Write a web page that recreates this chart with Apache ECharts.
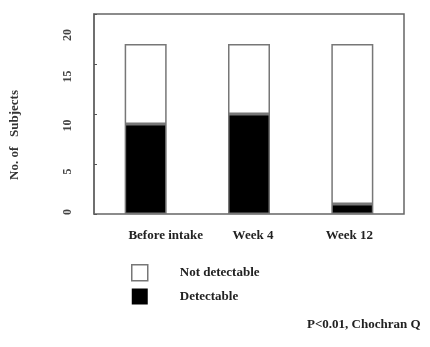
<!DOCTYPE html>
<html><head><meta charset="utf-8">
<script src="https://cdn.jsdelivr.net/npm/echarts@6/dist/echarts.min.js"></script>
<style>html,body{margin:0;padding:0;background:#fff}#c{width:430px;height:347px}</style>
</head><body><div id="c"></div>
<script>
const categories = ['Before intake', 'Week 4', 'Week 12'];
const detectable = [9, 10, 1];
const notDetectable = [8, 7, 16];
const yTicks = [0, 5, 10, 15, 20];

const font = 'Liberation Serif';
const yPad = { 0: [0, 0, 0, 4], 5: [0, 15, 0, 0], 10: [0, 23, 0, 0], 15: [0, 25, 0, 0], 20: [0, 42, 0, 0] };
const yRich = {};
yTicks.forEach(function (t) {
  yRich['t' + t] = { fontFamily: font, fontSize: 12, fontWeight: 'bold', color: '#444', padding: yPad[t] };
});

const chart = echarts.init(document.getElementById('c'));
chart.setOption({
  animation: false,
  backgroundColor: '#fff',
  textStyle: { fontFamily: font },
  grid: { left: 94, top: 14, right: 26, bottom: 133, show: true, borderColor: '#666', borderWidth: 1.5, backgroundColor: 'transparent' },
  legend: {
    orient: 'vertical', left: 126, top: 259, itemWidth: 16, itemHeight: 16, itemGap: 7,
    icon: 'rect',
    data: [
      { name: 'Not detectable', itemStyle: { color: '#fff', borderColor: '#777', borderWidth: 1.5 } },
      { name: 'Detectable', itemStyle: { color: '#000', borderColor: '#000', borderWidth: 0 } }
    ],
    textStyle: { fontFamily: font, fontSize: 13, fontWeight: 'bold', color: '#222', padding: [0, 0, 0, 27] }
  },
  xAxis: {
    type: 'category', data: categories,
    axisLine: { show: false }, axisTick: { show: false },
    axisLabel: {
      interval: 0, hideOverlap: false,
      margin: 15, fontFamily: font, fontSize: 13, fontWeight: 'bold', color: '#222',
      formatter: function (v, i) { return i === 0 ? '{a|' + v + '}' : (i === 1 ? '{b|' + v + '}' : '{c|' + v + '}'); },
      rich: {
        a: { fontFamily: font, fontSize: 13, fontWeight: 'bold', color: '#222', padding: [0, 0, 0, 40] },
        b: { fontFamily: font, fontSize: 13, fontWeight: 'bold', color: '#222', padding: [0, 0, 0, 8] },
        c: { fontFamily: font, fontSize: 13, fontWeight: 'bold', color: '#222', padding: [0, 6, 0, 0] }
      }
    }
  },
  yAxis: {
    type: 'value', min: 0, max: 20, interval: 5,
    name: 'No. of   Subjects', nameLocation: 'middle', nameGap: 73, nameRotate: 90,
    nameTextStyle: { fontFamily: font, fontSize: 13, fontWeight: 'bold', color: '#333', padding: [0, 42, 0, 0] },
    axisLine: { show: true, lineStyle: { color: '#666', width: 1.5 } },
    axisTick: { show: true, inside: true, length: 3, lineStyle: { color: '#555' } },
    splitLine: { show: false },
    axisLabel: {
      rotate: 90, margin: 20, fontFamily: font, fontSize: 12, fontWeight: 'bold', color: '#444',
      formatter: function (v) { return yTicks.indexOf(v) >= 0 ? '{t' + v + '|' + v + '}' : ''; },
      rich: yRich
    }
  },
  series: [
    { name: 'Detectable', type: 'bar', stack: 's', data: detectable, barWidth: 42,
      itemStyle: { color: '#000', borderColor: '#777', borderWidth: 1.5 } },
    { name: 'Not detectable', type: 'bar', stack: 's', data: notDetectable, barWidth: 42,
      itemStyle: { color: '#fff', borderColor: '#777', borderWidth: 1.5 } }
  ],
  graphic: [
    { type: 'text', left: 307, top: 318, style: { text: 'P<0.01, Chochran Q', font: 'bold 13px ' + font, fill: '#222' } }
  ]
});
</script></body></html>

* **Brief**
Drop the images and repeat the data exactly.

* **Answer below**
Write a web page that recreates this chart with Apache ECharts.
<!DOCTYPE html>
<html><head><meta charset="utf-8">
<script src="https://cdn.jsdelivr.net/npm/echarts@6/dist/echarts.min.js"></script>
<style>html,body{margin:0;padding:0;background:#fff}#c{width:430px;height:347px}</style>
</head><body><div id="c"></div>
<script>
const categories = ['Before intake', 'Week 4', 'Week 12'];
const detectable = [9, 10, 1];
const notDetectable = [8, 7, 16];
const yTicks = [0, 5, 10, 15, 20];

const font = 'Liberation Serif';
const yPad = { 0: [0, 0, 0, 4], 5: [0, 15, 0, 0], 10: [0, 23, 0, 0], 15: [0, 25, 0, 0], 20: [0, 42, 0, 0] };
const yRich = {};
yTicks.forEach(function (t) {
  yRich['t' + t] = { fontFamily: font, fontSize: 12, fontWeight: 'bold', color: '#444', padding: yPad[t] };
});

const chart = echarts.init(document.getElementById('c'));
chart.setOption({
  animation: false,
  backgroundColor: '#fff',
  textStyle: { fontFamily: font },
  grid: { left: 94, top: 14, right: 26, bottom: 133, show: true, borderColor: '#666', borderWidth: 1.5, backgroundColor: 'transparent' },
  legend: {
    orient: 'vertical', left: 126, top: 259, itemWidth: 16, itemHeight: 16, itemGap: 7,
    icon: 'rect',
    data: [
      { name: 'Not detectable', itemStyle: { color: '#fff', borderColor: '#777', borderWidth: 1.5 } },
      { name: 'Detectable', itemStyle: { color: '#000', borderColor: '#000', borderWidth: 0 } }
    ],
    textStyle: { fontFamily: font, fontSize: 13, fontWeight: 'bold', color: '#222', padding: [0, 0, 0, 27] }
  },
  xAxis: {
    type: 'category', data: categories,
    axisLine: { show: false }, axisTick: { show: false },
    axisLabel: {
      interval: 0, hideOverlap: false,
      margin: 15, fontFamily: font, fontSize: 13, fontWeight: 'bold', color: '#222',
      formatter: function (v, i) { return i === 0 ? '{a|' + v + '}' : (i === 1 ? '{b|' + v + '}' : '{c|' + v + '}'); },
      rich: {
        a: { fontFamily: font, fontSize: 13, fontWeight: 'bold', color: '#222', padding: [0, 0, 0, 40] },
        b: { fontFamily: font, fontSize: 13, fontWeight: 'bold', color: '#222', padding: [0, 0, 0, 8] },
        c: { fontFamily: font, fontSize: 13, fontWeight: 'bold', color: '#222', padding: [0, 6, 0, 0] }
      }
    }
  },
  yAxis: {
    type: 'value', min: 0, max: 20, interval: 5,
    name: 'No. of   Subjects', nameLocation: 'middle', nameGap: 73, nameRotate: 90,
    nameTextStyle: { fontFamily: font, fontSize: 13, fontWeight: 'bold', color: '#333', padding: [0, 42, 0, 0] },
    axisLine: { show: true, lineStyle: { color: '#666', width: 1.5 } },
    axisTick: { show: true, inside: true, length: 3, lineStyle: { color: '#555' } },
    splitLine: { show: false },
    axisLabel: {
      rotate: 90, margin: 20, fontFamily: font, fontSize: 12, fontWeight: 'bold', color: '#444',
      formatter: function (v) { return yTicks.indexOf(v) >= 0 ? '{t' + v + '|' + v + '}' : ''; },
      rich: yRich
    }
  },
  series: [
    { name: 'Detectable', type: 'bar', stack: 's', data: detectable, barWidth: 42,
      itemStyle: { color: '#000', borderColor: '#777', borderWidth: 1.5 } },
    { name: 'Not detectable', type: 'bar', stack: 's', data: notDetectable, barWidth: 42,
      itemStyle: { color: '#fff', borderColor: '#777', borderWidth: 1.5 } }
  ],
  graphic: [
    { type: 'text', left: 307, top: 318, style: { text: 'P<0.01, Chochran Q', font: 'bold 13px ' + font, fill: '#222' } }
  ]
});
</script></body></html>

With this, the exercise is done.